● **Short problem**:
Leave out the pictures and retype only the lines from the opening line to the line that holds "t = np.arange(0, 5.01, 0.1)", both ends included.

● **Material**:
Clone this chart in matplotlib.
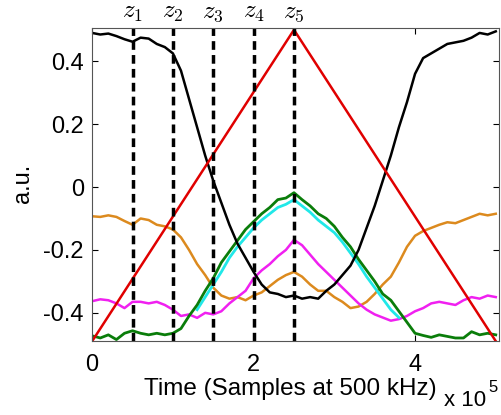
import matplotlib.pyplot as plt
import numpy as np

plt.rcParams['font.family'] = 'Liberation Sans'
plt.rcParams['mathtext.fontset'] = 'cm'

# time axis in units of 1e5 samples
t = np.arange(0, 5.01, 0.1)

black = [0.49, 0.485, 0.488, 0.48, 0.47, 0.462, 0.475, 0.472, 0.455, 0.445,
         0.425, 0.37, 0.28, 0.19, 0.10, 0.02, -0.05, -0.12, -0.18, -0.225,
         -0.27, -0.31, -0.335, -0.34, -0.35, -0.345, -0.355, -0.35, -0.355, -0.33,
         -0.31, -0.28, -0.25, -0.20, -0.13, -0.06, 0.02, 0.10, 0.19, 0.27,
         0.36, 0.41, 0.425, 0.44, 0.455, 0.46, 0.465, 0.475, 0.49, 0.485, 0.495]

orange = [-0.093, -0.095, -0.09, -0.095, -0.108, -0.12, -0.1, -0.105, -0.12, -0.125,
          -0.135, -0.16, -0.2, -0.245, -0.28, -0.32, -0.345, -0.355, -0.35, -0.36,
          -0.345, -0.335, -0.315, -0.295, -0.28, -0.27, -0.285, -0.31, -0.33, -0.33,
          -0.35, -0.365, -0.385, -0.38, -0.365, -0.34, -0.31, -0.285, -0.24, -0.19,
          -0.155, -0.14, -0.13, -0.12, -0.112, -0.115, -0.105, -0.095, -0.085, -0.09, -0.085]

magenta = [-0.363, -0.357, -0.36, -0.37, -0.385, -0.365, -0.365, -0.37, -0.365, -0.375,
           -0.39, -0.41, -0.405, -0.416, -0.4, -0.405, -0.395, -0.37, -0.35, -0.33,
           -0.29, -0.265, -0.245, -0.22, -0.2, -0.168, -0.185, -0.215, -0.245, -0.27,
           -0.295, -0.32, -0.345, -0.37, -0.39, -0.405, -0.415, -0.425, -0.42, -0.41,
           -0.395, -0.385, -0.37, -0.365, -0.37, -0.375, -0.36, -0.35, -0.355, -0.345, -0.35]

green = [-0.473, -0.48, -0.47, -0.485, -0.465, -0.457, -0.465, -0.47, -0.465, -0.47,
         -0.465, -0.45, -0.41, -0.375, -0.33, -0.29, -0.24, -0.205, -0.17, -0.135,
         -0.11, -0.085, -0.065, -0.04, -0.035, -0.018, -0.04, -0.06, -0.085, -0.1,
         -0.125, -0.16, -0.19, -0.23, -0.265, -0.3, -0.34, -0.36, -0.395, -0.43,
         -0.465, -0.472, -0.478, -0.47, -0.475, -0.48, -0.48, -0.46, -0.47, -0.465, -0.47]

t_cyan = np.arange(1.3, 3.81, 0.1)
cyan = [-0.39, -0.35, -0.31, -0.27, -0.225, -0.19, -0.16, -0.13, -0.105, -0.085,
        -0.065, -0.055, -0.04, -0.06, -0.08, -0.105, -0.125, -0.145, -0.175, -0.21,
        -0.245, -0.285, -0.32, -0.355, -0.39, -0.415]

t_red = [0.0, 2.5, 5.0]
red = [-0.49, 0.5, -0.49]

z_pos = [0.5, 1.0, 1.5, 2.0, 2.5]
z_labels = ['$z_1$', '$z_2$', '$z_3$', '$z_4$', '$z_5$']

fig = plt.figure(figsize=(5.01, 4.15), dpi=100)
ax = fig.add_axes([0.184, 0.178, 0.812, 0.754])

ax.plot(t, orange, color='#dc8a1e', lw=1.8)
ax.plot(t, magenta, color='#f020f0', lw=1.8)
ax.plot(t_cyan, cyan, color='#20e8e8', lw=2.0)
ax.plot(t, green, color='#0a7d0a', lw=2.0)
ax.plot(t, black, color='black', lw=1.8)
ax.plot(t_red, red, color='#e00000', lw=1.8)

for zp, zl in zip(z_pos, z_labels):
    ax.axvline(zp, color='black', lw=2.5, ls=(0, (2.5, 1.5)))
    ax.text(zp, 1.015, zl, transform=ax.get_xaxis_transform(), ha='center', va='bottom', fontsize=18)

ax.set_xlim(0, 5.04)
ax.set_ylim(-0.49, 0.505)
ax.set_xticks([0, 2, 4])
ax.set_xticklabels(['0', '2', '4'])
ax.set_yticks([-0.4, -0.2, 0, 0.2, 0.4])
ax.set_yticklabels(['-0.4', '-0.2', '0', '0.2', '0.4'])
ax.tick_params(direction='in', length=4, labelsize=17, top=True, right=True)
ax.tick_params(axis='x', pad=9)
ax.tick_params(axis='y', pad=6)
for s in ax.spines.values():
    s.set_color('#555555')

fig.text(0.58, 0.063, 'Time (Samples at 500 kHz)', ha='center', va='center', fontsize=17.5)
fig.text(0.045, 0.557, 'a.u.', rotation=90, ha='center', va='center', fontsize=17)
fig.text(0.886, 0.022, 'x 10', ha='left', va='baseline', fontsize=16)
fig.text(0.975, 0.056, '5', ha='left', va='baseline', fontsize=12)

fig.savefig('out.png', dpi=100)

● **Reply**:
Clone this chart in matplotlib.
import matplotlib.pyplot as plt
import numpy as np

plt.rcParams['font.family'] = 'Liberation Sans'
plt.rcParams['mathtext.fontset'] = 'cm'

# time axis in units of 1e5 samples
t = np.arange(0, 5.01, 0.1)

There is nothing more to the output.